Post Foundationalism:
Post Foundationalism seems to serve as the great catch all for any epistemic theory that is none of the above. I suppose it might even include soft foundationalism. Coherentism, reliablism, relativism, etc. It seems to be a pretty large tent.

Earlier I had categorized myself as a soft-foundationalist, but upon further reflection, I think I want to adopt something that would perhaps fit more neatly in the post-foundational camp. I'm looking to argue for some sort of post-foundationaist epistemic structure that would allow for certainty. I’m hoping someone out there will help me place myself in the whole epistemological discussion. But that’s for next time. If anyone sees any glaring errors in my articulation of these three positions, please let me know.

9 comments:

the forester said...

Nice post -- directly addresses The Root Issue, in my mind. I'm formulating my ideas and will give you a response within a few days. Just wanted to let you know ...

Gerald said...

Forester,

Good to hear from you again. Look forward to your response.

Gerald

the forester said...

It might take me a while longer -- I got caught up writing a response to something I read on another blog. It's a defense of the veracity of the Scriptures as they were transmitted over the centuries. I'd appreciate your feedback -- I'm certainly no expert, just a layperson defending his faith. The piece is called "high fidelity" and is at

http://theforester.blogspot.com/

Thanks, Gerald!

Gerald said...

Forester,

I read the piece and liked it. You are right - to compare the transmission of the Jewish oral tradition to a childrens' game (i.e. telephone) demonstrates an ignorance of the culture and customs of the ancient Jewish people. Nice work.

Gerald

the forester said...

Thanks, Gerald! I actually thought the telephone game analogy was pretty clever, and somewhat apropos. It wasn't until I started thinking more deeply about it that I realized its flaws.

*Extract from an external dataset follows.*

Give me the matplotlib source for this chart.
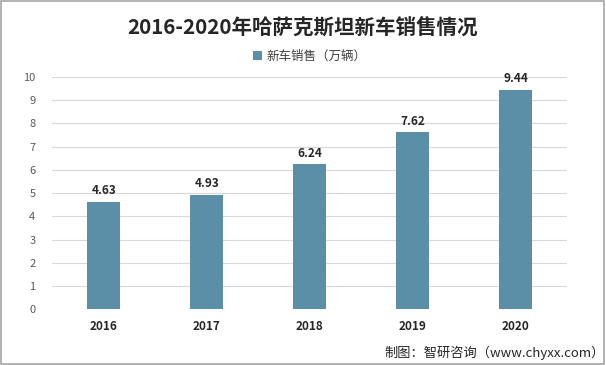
import matplotlib
matplotlib.use('Agg')
import matplotlib.pyplot as plt
from matplotlib.patches import Rectangle

plt.rcParams['font.family'] = ['Noto Sans CJK SC', 'DejaVu Sans']

years = ['2016', '2017', '2018', '2019', '2020']
sales = [4.63, 4.93, 6.24, 7.62, 9.44]
bar_color = '#5b8fa7'

fig = plt.figure(figsize=(6.06, 3.65), dpi=100)
ax = fig.add_axes([0.086, 0.153, 0.85, 0.636])

bars = ax.bar(years, sales, width=0.32, color=bar_color, label='新车销售（万辆）', zorder=3)
for b, v in zip(bars, sales):
    ax.text(b.get_x() + b.get_width() / 2, v + 0.2, f'{v:.2f}', ha='center', va='bottom',
            fontsize=8.5, fontweight='bold', color='#262626')

ax.set_ylim(0, 10)
ax.set_yticks(range(0, 11))
ax.set_xlim(-0.5, 4.5)
ax.grid(axis='y', color='#d9d9d9', linewidth=0.8, zorder=0)
for s in ax.spines.values():
    s.set_visible(False)
ax.tick_params(axis='both', length=0)
ax.tick_params(axis='y', labelsize=8, labelcolor='#595959', pad=12)
ax.tick_params(axis='x', labelsize=8.5, labelcolor='#262626', pad=8)
for lbl in ax.get_xticklabels():
    lbl.set_fontweight('bold')

fig.text(0.5, 0.925, '2016-2020年哈萨克斯坦新车销售情况', ha='center', va='center',
         fontsize=14.8, fontweight='bold', color='#262626')
ax.legend(loc='center', bbox_to_anchor=(0.5, 1.088), frameon=False, fontsize=9,
          handlelength=0.7, handleheight=0.7, handletextpad=0.4, labelcolor='#404040')

fig.text(0.998, 0.033, '制图：智研咨询（www.chyxx.com）', ha='right', va='center',
         fontsize=9.5, color='#262626')

fig.patches.append(Rectangle((0.002, 0.003), 0.995, 0.993, transform=fig.transFigure,
                             fill=False, edgecolor='#a6a6a6', linewidth=1.2))

fig.savefig('out.png', dpi=100)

Thanks for reading. I hope things are going well with your formatting.

Steve B. said...

Certainty? Good God! What do you think you know with certainty? Have not you seen the Matrix?

I'm not aware of much of anyone who's arguing for certitude these days, and certainly not in the post-foundationalist or soft-foundationlist camp (good of you to distinguish between moderate and strong foundationalism, by the way).

the forester said...

Well, Steve B., you seem certain enough of your position on certainty -- enough to mock it as a concept.

Was it The Matrix alone that made you so certain, or did your view of certainty form concrete-hard through philosophical study of other Hollywood hits as well (Total Recall, perhaps)?

Gerald said...

Actually, I think Steve was being tongue in cheek and not attempting an out and out mocking of certainty (or my position-though he may yet disagree). From what I read of his blog (which I will be interacting with as part of my next post) he would want to maintain a certain sort of "reasonable" or "existential" (my words-not his) kind of certainty.

the forester said...

Fair enough -- thanks for informing me of the wider context behind Steve B.'s comment. My apologies.

I do think it worthwhile to suggest that it takes a degree of certainty to declare that nothing can be known with certainty.

This is the typical tautological criticism of relativism, of course, but it has teeth in addressing the attitudes behind this discussion. From my experience, those who argue against certainty usually do so with an air that suggests they are quite certain their position is the only one defensible.